If you want to respond to somebody else's comment, make sure you hit the reply button underneath their post (and not the Post New Comment that's crossed out above). This makes conversation much easier to follow. 


We'll have a healthy amount of debate about various topics over the course of the year. But debate can devolve rather rapidly. I can't put it any better than Dave at Blazers Edge: "It's fine for people to disagree.  In fact debate makes the best conversations.  If you don't want anybody to disagree with what you've written, go to Hallmark, buy a journal, and write your thoughts there.  If you write them here, give people some space to reply with good, solid points of their own."

By the same token, be reasonable in your criticisms of players or others in the spotlight.

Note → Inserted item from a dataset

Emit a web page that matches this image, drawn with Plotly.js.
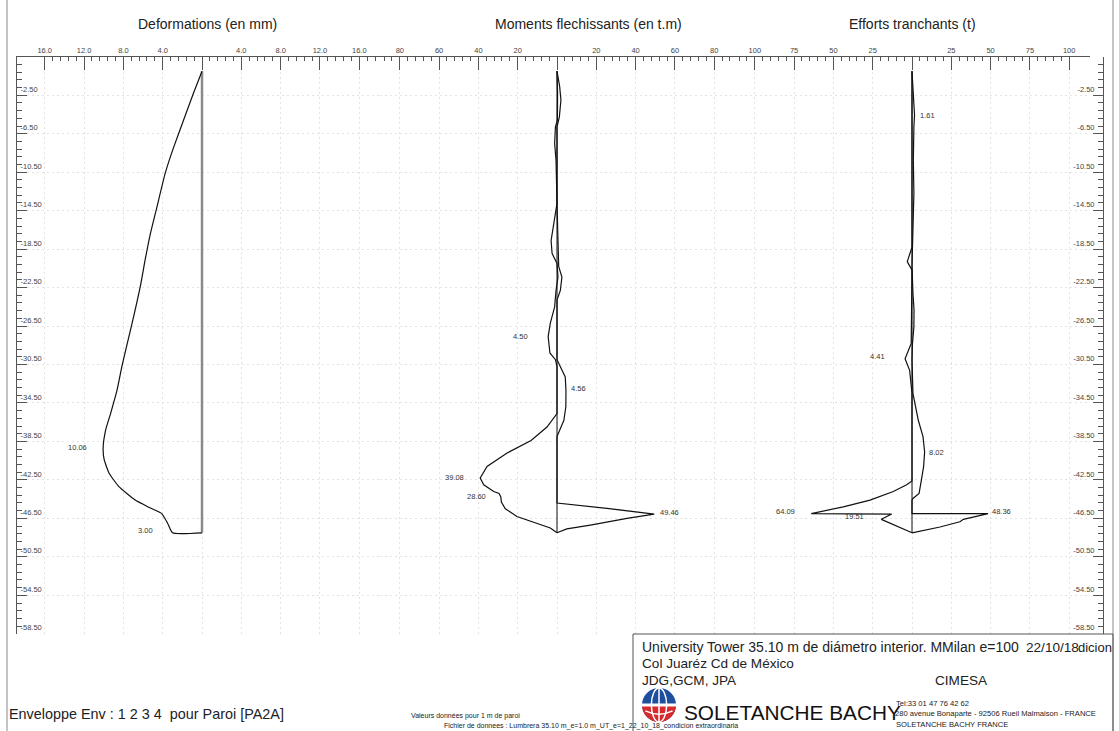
<!DOCTYPE html>
<html><head><meta charset="utf-8">
<script src="https://cdn.plot.ly/plotly-3.0.1.min.js"></script>
<style>html,body{margin:0;padding:0;background:#fff;}#chart{width:1119px;height:731px;}</style>
</head><body><div id="chart"></div>
<script>
// ---------------- DATA ----------------
// Wall extent (m)
const wallLevel = [0, -48.0];
const wallValue = [0, 0];

// Deformations (mm) vs level (m)
const defLevel = [0,-2.3,-5.1,-7.9,-10.6,-14.1,-16.9,-19.6,-22.4,-25.5,-28.3,-30.7,-33.2,-35.6,-37.3,-39.2,-40.4,-41.8,-43.2,-44.6,-45.4,-46.0,-47.0,-48.0,-48.0];
const defValue = [0,-0.87,-1.88,-2.88,-3.74,-4.58,-5.25,-5.78,-6.28,-6.95,-7.6,-8.15,-8.65,-9.3,-9.8,-10.06,-9.95,-9.45,-8.45,-6.8,-5.3,-4.1,-3.5,-3.0,0];

// Moments flechissants (t.m) : envelope max / min
const momMaxLevel = [0,-1.6,-3.0,-4.75,-5.8,-13.75,-20.3,-21.4,-22.8,-23.8,-30.0,-31.8,-33.2,-34.9,-36.3,-37.7,-38.0,-44.9,-45.45,-46.05,-46.5,-47.2,-47.6,-48.0];
const momMaxValue = [0,1.36,2.0,1.2,0,0,0.85,2.5,1.7,0,0,4.2,4.56,4.5,3.5,0.5,0,0,25.4,49.46,35.6,17,5,0];
const momMinLevel = [0,-2.3,-5.1,-5.8,-7.5,-9.25,-13.75,-16.2,-17.6,-18.95,-20.0,-21.4,-22.8,-24.5,-26.2,-27.6,-29.3,-30.0,-30.7,-35.6,-37.0,-38.4,-39.7,-41.1,-42.3,-43.0,-43.7,-43.9,-44.25,-44.8,-45.5,-46.3,-47.0,-47.5,-48.0];
const momMinValue = [0,0.3,0.2,-0.8,-1.2,-0.5,0,-1.7,-3.0,-2.5,0,0.5,-0.5,-1.2,-3.4,-4.50,-3.6,-0.8,0,0,-5.1,-13.2,-25.4,-35.6,-39.08,-37.3,-32.2,-29.5,-28.6,-28.3,-26.3,-20.4,-10.2,-3.4,0];

// Efforts tranchants (t) : envelope max / min
const shMaxLevel = [0,-3.4,-4.57,-5.8,-9.25,-12.7,-16.2,-18.3,-20.3,-23.1,-24.8,-26.6,-28.3,-30.0,-33.5,-36.3,-38.0,-39.6,-41.1,-42.5,-43.9,-44.4,-44.6,-46.0,-46.0,-46.6,-46.85,-47.4,-48.0];
const shMaxValue = [0,0.85,1.61,1.2,0.85,1.2,0.8,0.3,0,0.6,1.3,1.2,0.3,0,0.6,4.0,7.0,8.02,7.4,6.0,4.5,0.8,0,0,48.36,32.7,30.5,17.8,0];
const shMinLevel = [0,-18.3,-19.8,-20.7,-28.3,-29.9,-31.1,-33.5,-42.6,-43.0,-43.7,-44.6,-45.3,-46.0,-46.05,-46.6,-48.0];
const shMinValue = [0,0,-3.0,0,-0.5,-4.41,-1.5,0,0,-3.4,-11.9,-26.7,-43.7,-64.09,-12.9,-19.51,0];

// Tick labels
const yTickVals = [-2.5,-6.5,-10.5,-14.5,-18.5,-22.5,-26.5,-30.5,-34.5,-38.5,-42.5,-46.5,-50.5,-54.5,-58.5];
const yTickText = ['-2.50','-6.50','-10.50','-14.50','-18.50','-22.50','-26.50','-30.50','-34.50','-38.50','-42.50','-46.50','-50.50','-54.50','-58.50'];
const defTickVals = [-16,-12,-8,-4,0,4,8,12,16];
const defTickText = ['16.0','12.0','8.0','4.0','','4.0','8.0','12.0','16.0'];
const momTickVals = [-80,-60,-40,-20,0,20,40,60,80];
const momTickText = ['80','60','40','20','','20','40','60','80'];
const shTickVals = [-100,-75,-50,-25,0,25,50,75,100];
const shTickText = ['100','75','50','25','','25','50','75','100'];

// Panel titles
const panelTitles = ['Deformations (en mm)','Moments flechissants (en t.m)','Efforts tranchants (t)'];

// Value labels: [axis, value, level]
const valueLabels = [
  ['x', -10.06, -39.2], ['x', -3.00, -48.0],
  ['x2', -4.50, -27.6], ['x2', 4.56, -33.2], ['x2', -39.08, -42.3], ['x2', -28.60, -44.25], ['x2', 49.46, -46.05],
  ['x3', 1.61, -4.57], ['x3', -4.41, -29.9], ['x3', 8.02, -39.6], ['x3', -64.09, -46.0], ['x3', -19.51, -46.6], ['x3', 48.36, -46.0]
];
const labelOffsets = [[-14,1],[-18,2],[-18,0],[3,2],[-14,0],[-13,0],[4,2],[3,0],[-18,2],[2,0],[-14,2],[-15,3],[2,2]];

// ---------------- LAYOUT GEOMETRY ----------------
const L=17, R=1103, T=57, B=634;
const px = x => (x-L)/(R-L);
const py = y => (B-y)/(B-T);
const defZero=202, defScale=9.83;
const momZero=557, momScale=1.965;
const shZero=912, shScale=1.572;
const split1=379.5, split2=734.5, shEnd=1090;
const yPxPerM=9.62, yZeroPx=71.2;
const yTop=(yZeroPx-T)/yPxPerM, yBot=-(B-yZeroPx)/yPxPerM - 0.02;

const FONT='Liberation Sans, Arial, sans-serif';
const tickFont={family:FONT,size:7.5,color:'#444'};
const gridStyle={showgrid:true,gridcolor:'#e3e3e3',griddash:'2px,3px',gridwidth:1};

function xAxis(domain, range, vals, text, minorD){
  return Object.assign({
    domain, range, side:'top', anchor:'y', showline:true, linecolor:'#555', linewidth:1,
    ticks:'inside', ticklen:13, tickcolor:'#555', tickwidth:1, tickfont:tickFont,
    tickmode:'array', tickvals:vals, ticktext:text, zeroline:false, fixedrange:true,
    minor:{ticks:'inside', ticklen:4, tickcolor:'#555', tickmode:'linear', tick0:0, dtick:minorD, showgrid:false}
  }, gridStyle);
}
function yAxisBase(){
  return {
    range:[yBot,yTop], showline:true, linecolor:'#555', linewidth:1,
    ticks:'inside', ticklen:10, tickcolor:'#555', tickmode:'array', tickvals:yTickVals, ticktext:yTickText,
    ticklabelposition:'inside', ticklabelshift:-6, tickfont:tickFont, zeroline:false, fixedrange:true,
    minor:{ticks:'inside', ticklen:5, tickcolor:'#555', tickmode:'linear', tick0:-2.5, dtick:0.8, showgrid:false}
  };
}

const lineStyle={color:'#111',width:1.2};
const traces=[
  {x:wallValue,y:wallLevel,xaxis:'x',yaxis:'y',mode:'lines',line:{color:'#8a8a8a',width:2.5}},
  {x:defValue,y:defLevel,xaxis:'x',yaxis:'y',mode:'lines',line:{color:'#111',width:1.2,shape:'spline',smoothing:0.5}},
  {x:wallValue,y:wallLevel,xaxis:'x2',yaxis:'y',mode:'lines',line:{color:'#111',width:1}},
  {x:momMaxValue,y:momMaxLevel,xaxis:'x2',yaxis:'y',mode:'lines',line:lineStyle},
  {x:momMinValue,y:momMinLevel,xaxis:'x2',yaxis:'y',mode:'lines',line:lineStyle},
  {x:wallValue,y:wallLevel,xaxis:'x3',yaxis:'y',mode:'lines',line:{color:'#111',width:1}},
  {x:shMaxValue,y:shMaxLevel,xaxis:'x3',yaxis:'y',mode:'lines',line:lineStyle},
  {x:shMinValue,y:shMinLevel,xaxis:'x3',yaxis:'y',mode:'lines',line:lineStyle},
  {x:wallValue,y:wallLevel,xaxis:'x3',yaxis:'y2',mode:'lines',line:{color:'rgba(0,0,0,0)',width:0},hoverinfo:'skip'}
].map(t=>Object.assign({showlegend:false,hoverinfo:'skip'},t));

function txt(text,x,y,size,anchor,extra){
  return Object.assign({text,xref:'paper',yref:'paper',x:px(x),y:py(y),xanchor:anchor||'left',yanchor:'middle',
    showarrow:false,font:{family:FONT,size,color:'#222'}},extra||{});
}

const annotations=[
  txt(panelTitles[0],207,24,14,'center'),
  txt(panelTitles[1],588,24,14,'center'),
  txt(panelTitles[2],912,24,14,'center'),
  txt('Enveloppe Env : 1 2 3 4  pour Paroi [PA2A]',7,714,14.4,'left'),
  txt('Valeurs données pour 1 m de paroi',409,716,7,'left'),
  txt('Fichier de donnees : Lumbrera 35.10 m_e=1.0 m_UT_e=1_22_10_18_condicion extraordinaria',442,726,7,'left'),
  txt('University Tower 35.10 m de diámetro interior. MMilan e=100',640,647,14,'left'),
  txt('22/10/18',1024,647,13.6,'left'),
  txt('dicion',1076,647,13,'left'),
  txt('Col Juaréz Cd de México',640,663,13.6,'left'),
  txt('JDG,GCM, JPA',640,680,13.6,'left'),
  txt('CIMESA',933,680,13.6,'left'),
  txt('SOLETANCHE BACHY',682,712,20.8,'left',{font:{family:FONT,size:20.8,color:'#111'}}),
  txt('Tel:33 01 47 76 42 62',894,703,7.6,'left'),
  txt('280 avenue Bonaparte - 92506 Rueil Malmaison - FRANCE',893,713,7.6,'left'),
  txt('SOLETANCHE BACHY FRANCE',894,724,7.6,'left')
];
valueLabels.forEach((v,i)=>{
  const [ax,val,lev]=v; const [dx,dy]=labelOffsets[i];
  annotations.push({text:Math.abs(val).toFixed(2),xref:ax,yref:'y',x:val,y:lev,
    xanchor:dx<0?'right':'left',yanchor:'middle',xshift:dx,yshift:dy,showarrow:false,
    font:{family:FONT,size:7.5,color:'#333'}});
});

// Globe logo geometry (pixels)
const gx=659, gy=705, gr=17, k=0.5523;
const P=(x,y)=>px(x)+','+py(y);
const lowerHalf='M'+P(gx-gr,gy)+' C'+P(gx-gr,gy+k*gr)+' '+P(gx-k*gr,gy+gr)+' '+P(gx,gy+gr)+
  ' C'+P(gx+k*gr,gy+gr)+' '+P(gx+gr,gy+k*gr)+' '+P(gx+gr,gy)+' Z';
const lowerArc='M'+P(gx-gr*0.8,gy+gr*0.35)+' Q'+P(gx,gy+gr*0.75)+' '+P(gx+gr*0.8,gy+gr*0.35);

const shapes=[
  {type:'line',xref:'paper',yref:'paper',x0:px(7),x1:px(7),y0:py(0),y1:py(731),line:{color:'#8a8a8a',width:1}},
  {type:'line',xref:'paper',yref:'paper',x0:px(1113),x1:px(1113),y0:py(0),y1:py(731),line:{color:'#8a8a8a',width:1}},
  {type:'rect',xref:'paper',yref:'paper',x0:px(633),x1:px(1113),y0:py(634),y1:py(740),line:{color:'#555',width:1},fillcolor:'rgba(0,0,0,0)'},
  {type:'circle',xref:'paper',yref:'paper',x0:px(gx-gr),x1:px(gx+gr),y0:py(gy+gr),y1:py(gy-gr),fillcolor:'#1d4f9e',line:{width:0}},
  {type:'path',xref:'paper',yref:'paper',path:lowerHalf,fillcolor:'#d62a2f',line:{width:0}},
  {type:'circle',xref:'paper',yref:'paper',x0:px(gx-gr*0.45),x1:px(gx+gr*0.45),y0:py(gy+gr),y1:py(gy-gr),line:{color:'#fff',width:1.5}},
  {type:'line',xref:'paper',yref:'paper',x0:px(gx),x1:px(gx),y0:py(gy-gr),y1:py(gy+gr),line:{color:'#fff',width:1.5}},
  {type:'line',xref:'paper',yref:'paper',x0:px(gx-gr),x1:px(gx+gr),y0:py(gy),y1:py(gy),line:{color:'#fff',width:3}},
  {type:'path',xref:'paper',yref:'paper',path:lowerArc,line:{color:'#fff',width:1.5}}
];

const layout={
  width:1119,height:731,margin:{l:L,r:1119-R,t:T,b:731-B,pad:0},
  paper_bgcolor:'#fff',plot_bgcolor:'#fff',showlegend:false,
  xaxis:xAxis([0,px(split1)],[(L-defZero)/defScale,(split1-defZero)/defScale],defTickVals,defTickText,0.8),
  xaxis2:xAxis([px(split1),px(split2)],[(split1-momZero)/momScale,(split2-momZero)/momScale],momTickVals,momTickText,4),
  xaxis3:xAxis([px(split2),px(shEnd)],[(split2-shZero)/shScale,(shEnd-shZero)/shScale],shTickVals,shTickText,5),
  yaxis:Object.assign(yAxisBase(),{anchor:'x',side:'left',ticklabelstandoff:-8},gridStyle),
  yaxis2:Object.assign(yAxisBase(),{overlaying:'y',anchor:'free',position:1,side:'right',ticklabelstandoff:-3,showgrid:false}),
  annotations,shapes
};

Plotly.newPlot('chart',traces,layout,{displayModeBar:false,staticPlot:true});
</script></body></html>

As fans, it's sometimes easy to lose sight of the fact that these are all real people we're talking about, with lives, with families, with their own problems and issues. There's a difference between making fun of a guy (for being fat, for example) and calling out a guy for being mediocre, based on statistics and quantifiable evidence. 

And one more thing that came up this week: if you make a point, make it once and move on. Don't copy-paste yourself in ten different threads. If you sincerely feel you weren't addressed the first time around and really want people's takes on your original comment, ask for it. Baiting for responses is infinitely less productive than simply being direct.

Finally, let's keep the negativity in check. If you think Quincy Pondexter was a terrible pick, don't tell people about it in a "should we bring back Sean Marks?" thread. If you think the Hornets are doomed, we don't need to hear it in your every comment. Again, (and I'll make this rule 6a) make your point and move on. If it's a good one, people will talk about it; that's the way the internet works. 

7. THE 9/11 RULE

As Dwyane Wade/FanHouse found this week, making ridiculous comparisons can get you in hot water. Nothing that happens on a basketball court can or should ever be compared to 9/11, the Holocaust, etc. This should be pretty self explanatory. Making the comparison just weakens your argument.



One of the great things about the SBN platform is the community's ability to provide instantaneous feedback  to comments. Stealing from Liberty Ballers' rec how-to-guide:


Click 'actions'.


Then click either 'rec' or 'flag'.


Witness the magic as the comment turns green!


On At the Hive, a comment will turn green after it has been recommended two times. If you think a comment is clever, funny, smart, or awesome, let the author of the comment know by reccing it. It's visually more appealing than writing "+1" or similar.


On the flip side, the community can also flag bad comments. It works the same way as reccing; however, you need to provide a reason for the flag (spam, inappropriate, etc). The moderators can then track down the offending comments. 



No name calling, no insults based on race, gender, creed, orientation... you get the picture. Again, this should be a self explanatory rule. Offenders will be warned on the first offense, and banned for later offenses.


If you see a well-intentioned commenter breaking a rule, kindly point them in the right direction. Anybody that follows these ten rules is probably a great commenter, and overall awesome human being. And propositions for new rules are always accepted, because hey, who doesn't love to follow rules. That's it for now. I'm out like LBJ.